In May 2018, the company filed for bankruptcy once again and arranged to sell all of its assets. The U.S. Trustee's office expressed concern at the bankruptcy filing, saying that it appeared "designed to benefit Kavanaugh and lender UltraV Holdings at the expense of other creditors" and advocated for a robust investigation. This concern was partially based on the negligence of Relativity to satisfy even the administrative fees owed from the 2016 bankruptcy. Greg Zipes, the attorney for the U.S. trustee's office in New York wrote "the Debtors [Relativity Media] have apparently been unable to pay even the administrative claims owed under the confirmed (bankruptcy) plan" of 2016... In summary, while the Debtors appear to have raised some capital and paid down some debt, their finances are largely a mystery, apparently even to themselves." The filing from the trustee's office also uncovered the $2.6 million Kavanaugh paid himself between April and November 2016 while remaining delinquent on what Relativity owed from the bankruptcy agreement. The trustee's office also expressed concern that this 2018 bankruptcy filing might be an "arm's length transaction", as Kavanaugh continued to have inappropriate access to computer systems, email, bank accounts, and servers at Relativity after the filing stated Kavanaugh had left the company.

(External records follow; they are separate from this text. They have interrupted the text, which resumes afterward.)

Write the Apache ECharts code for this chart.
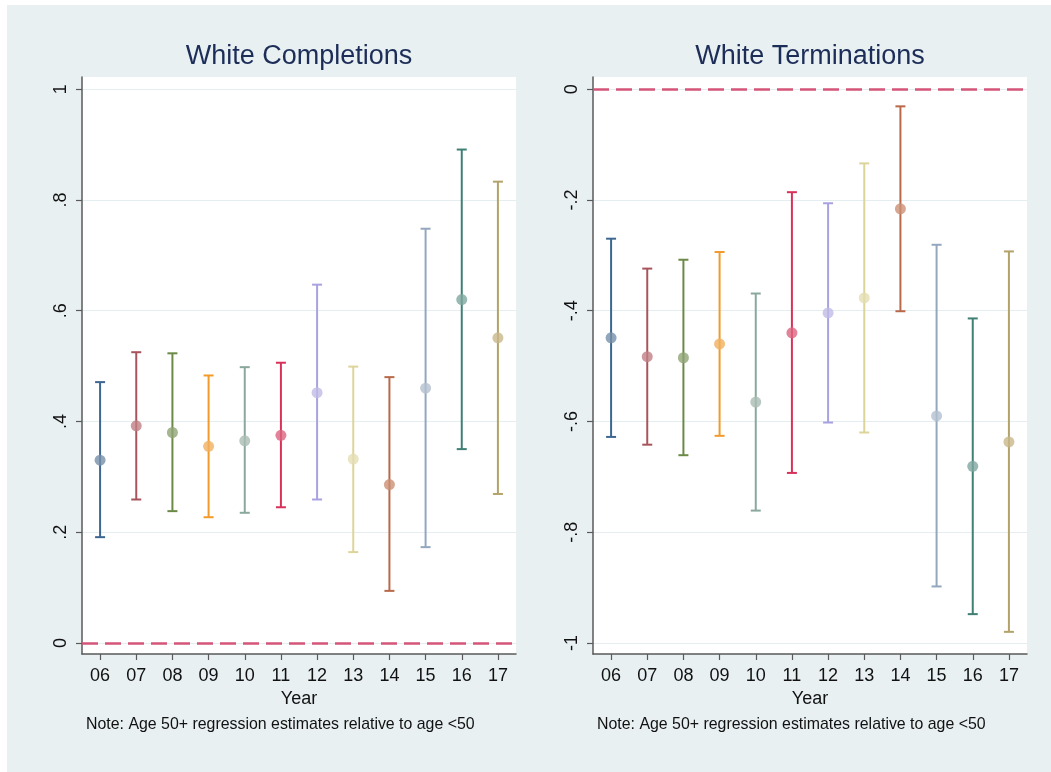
<!DOCTYPE html>
<html>
<head>
<meta charset="utf-8">
<script src="https://cdn.jsdelivr.net/npm/echarts@6/dist/echarts.min.js"></script>
<style>
  html, body { margin: 0; padding: 0; background: #fff; }
  #chart { width: 1051px; height: 772px; }
</style>
</head>
<body>
<div id="chart"></div>
<script>
// data
var years = ['06', '07', '08', '09', '10', '11', '12', '13', '14', '15', '16', '17'];

var complEst = [0.330, 0.392, 0.380, 0.355, 0.365, 0.375, 0.452, 0.332, 0.286, 0.460, 0.620, 0.551];
var complLo  = [0.191, 0.259, 0.238, 0.227, 0.235, 0.245, 0.259, 0.164, 0.094, 0.173, 0.350, 0.269];
var complHi  = [0.471, 0.525, 0.523, 0.483, 0.498, 0.506, 0.647, 0.499, 0.480, 0.748, 0.891, 0.833];

var termEst = [-0.449, -0.483, -0.485, -0.460, -0.565, -0.440, -0.404, -0.377, -0.216, -0.590, -0.681, -0.637];
var termLo  = [-0.628, -0.642, -0.661, -0.626, -0.761, -0.693, -0.602, -0.620, -0.401, -0.898, -0.948, -0.980];
var termHi  = [-0.270, -0.324, -0.308, -0.294, -0.369, -0.186, -0.206, -0.134, -0.031, -0.281, -0.414, -0.293];

var complTicks = [0, 0.2, 0.4, 0.6, 0.8, 1];
var termTicks = [-1, -0.8, -0.6, -0.4, -0.2, 0];
var refLine = 0;

var titles = ['White Completions', 'White Terminations'];
var note = 'Note: Age 50+ regression estimates relative to age <50';

// colours per year (ci line / dot)
var lineColors = ['#3d6790', '#a8545c', '#6b8a45', '#f29b2a', '#8aa89c', '#d8325a',
                  '#a9a2e0', '#ddd49a', '#b9694a', '#93a8bd', '#3f7f74', '#b3a26a'];
var dotColors  = ['#7790aa', '#c07f85', '#8fa474', '#f0b060', '#a9bdb4', '#dc6480',
                  '#bfbbe6', '#e3ddb2', '#cc9074', '#b4c1cf', '#7ea7a0', '#c8b88a'];

var font = '"Liberation Sans", Arial, Helvetica, sans-serif';
var axisGray = '#5a5a5a';

function fmt(v) {
  var s = String(+v.toFixed(2));
  return s.replace(/^(-?)0\./, '$1.');
}

function yAxisFor(idx, min, max, ticks) {
  return {
    type: 'value', gridIndex: idx, min: min, max: max,
    axisLine: { show: true, onZero: false, lineStyle: { color: axisGray, width: 1.5 } },
    axisTick: { show: true, length: 6, customValues: ticks, lineStyle: { color: axisGray, width: 1.2 } },
    axisLabel: {
      customValues: ticks, rotate: 90, margin: 12, formatter: fmt,
      fontSize: 18, color: '#111', fontFamily: font
    },
    splitLine: { show: true, lineStyle: { color: '#e4edf0', width: 1.2 } }
  };
}

function xAxisFor(idx) {
  return {
    type: 'category', gridIndex: idx, data: years, boundaryGap: true,
    name: 'Year', nameLocation: 'middle', nameGap: 35,
    nameTextStyle: { fontSize: 18, color: '#111', fontFamily: font },
    axisLine: { show: true, onZero: false, lineStyle: { color: axisGray, width: 1.5 } },
    axisTick: { show: true, alignWithLabel: true, length: 6, lineStyle: { color: axisGray, width: 1.2 } },
    axisLabel: { fontSize: 18, color: '#111', margin: 13, fontFamily: font, interval: 0 },
    splitLine: { show: false }
  };
}

function barSeries(idx, lo, hi) {
  var data = years.map(function (y, i) { return [i, lo[i], hi[i]]; });
  return {
    type: 'custom', xAxisIndex: idx, yAxisIndex: idx, data: data,
    renderItem: function (params, api) {
      var c = lineColors[params.dataIndex];
      var p1 = api.coord([api.value(0), api.value(1)]);
      var p2 = api.coord([api.value(0), api.value(2)]);
      var w = 5;
      var st = { stroke: c, lineWidth: 2 };
      return {
        type: 'group',
        children: [
          { type: 'line', shape: { x1: p1[0], y1: p1[1], x2: p2[0], y2: p2[1] }, style: st },
          { type: 'line', shape: { x1: p1[0] - w, y1: p1[1], x2: p1[0] + w, y2: p1[1] }, style: st },
          { type: 'line', shape: { x1: p2[0] - w, y1: p2[1], x2: p2[0] + w, y2: p2[1] }, style: st }
        ]
      };
    },
    z: 3
  };
}

function dotSeries(idx, est) {
  return {
    type: 'scatter', xAxisIndex: idx, yAxisIndex: idx, data: est,
    symbol: 'circle', symbolSize: 11,
    itemStyle: { color: function (p) { return dotColors[p.dataIndex]; } },
    markLine: {
      silent: true, symbol: 'none', label: { show: false },
      lineStyle: { color: '#d5557a', type: [16, 7], width: 2.5 },
      data: [{ yAxis: refLine }]
    },
    z: 4
  };
}

var chart = echarts.init(document.getElementById('chart'));

var option = {
  backgroundColor: '#fff',
  animation: false,
  graphic: [
    { type: 'rect', z: -10, shape: { x: 7, y: 5, width: 1044, height: 767 }, style: { fill: '#e8f0f2' } },
    { type: 'text', x: 299, y: 57, style: { text: titles[0], fontSize: 27, fontFamily: font, fill: '#1c2d58', align: 'center', verticalAlign: 'middle' } },
    { type: 'text', x: 810, y: 57, style: { text: titles[1], fontSize: 27, fontFamily: font, fill: '#1c2d58', align: 'center', verticalAlign: 'middle' } },
    { type: 'text', x: 86, y: 725, style: { text: note, fontSize: 15.9, fontFamily: font, fill: '#111', align: 'left', verticalAlign: 'middle' } },
    { type: 'text', x: 597, y: 725, style: { text: note, fontSize: 15.9, fontFamily: font, fill: '#111', align: 'left', verticalAlign: 'middle' } }
  ],
  grid: [
    { left: 82, top: 77, width: 434, height: 577, show: true, backgroundColor: '#fff', borderWidth: 0 },
    { left: 593, top: 77, width: 434, height: 577, show: true, backgroundColor: '#fff', borderWidth: 0 }
  ],
  xAxis: [xAxisFor(0), xAxisFor(1)],
  yAxis: [
    yAxisFor(0, -0.02, 1.022, complTicks),
    yAxisFor(1, -1.02, 0.022, termTicks)
  ],
  series: [
    barSeries(0, complLo, complHi),
    dotSeries(0, complEst),
    barSeries(1, termLo, termHi),
    dotSeries(1, termEst)
  ]
};

chart.setOption(option);
</script>
</body>
</html>
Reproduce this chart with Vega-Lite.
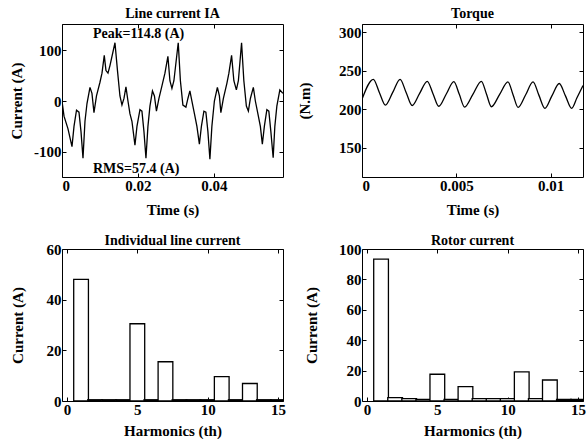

In June 2018, Netflix sued Relativity Media for breaching an exclusivity agreement after five films that were to be exclusively featured on Netflix were provided to Amazon and Starz. According to the suit, Netflix paid Relativity Media for licensing fees and exclusive rights to stream The Lazarus Effect, The Woman in Black 2, Beyond the Lights, And So It Goes, and Hector and the Search for Happiness, but Relativity's led to their loss of control over the titles which third parties then distributed to Amazon and Starz. Netflix also alleged Relativity Media failed to provide their contracted number of films. Relativity Media promised to provide Netflix with 22 films between 2016 and 2018, including eight in 2017, but allegedly delivered only three.

In June 2018, an arbitration case found that executives from Relativity Media, including Kavanaugh, had fabricated a memo alleging sexual harassment by a former co-president of the company. A forensic audit of Relativity Media found that the memo had been altered by a user named "kav kav". Kavanaugh stated that the finding was "patently false" and filed a counterclaim alleging a violation of the arbitration process.

Also in June 2018, investor Carey Metz filed a lawsuit against Relativity's CEO Ryan Kavanaugh alleging Kavanaugh's deceptive representations of his proprietary algorithm had defrauded Metz of $12.5 million. After a 5-year relationship with Relativity, Metz described Kavanaugh's algorithm as a poor predictive tool which Relativity used only inconsistently in determining which films to finance.

In August 2018, the US Bankruptcy court approved the sale of the company to Ultra V Holdings.

In 2020, Lex Miron, CEO of Relativity Media, announced that Come Away would be the first commercial release of the "new Relativity Media" under Ultra V Holdings. Miron gave an interview to The Hollywood Reporter about taking two years after the 2018 bankruptcy to "quietly and deliberately rebuild the studio and its industry relationships" and said Relativity Media's strategy going forward would be to focus on smaller to mid-budget films.

In May 2025, Relativity received a strategic growth equity investment from Content Partners Capital, bolstering Relativity Media's capital base for acquiring new films for theatrical distribution. Relativity intends to spend approximately $100 million acquiring domestic film rights over the next three – five years.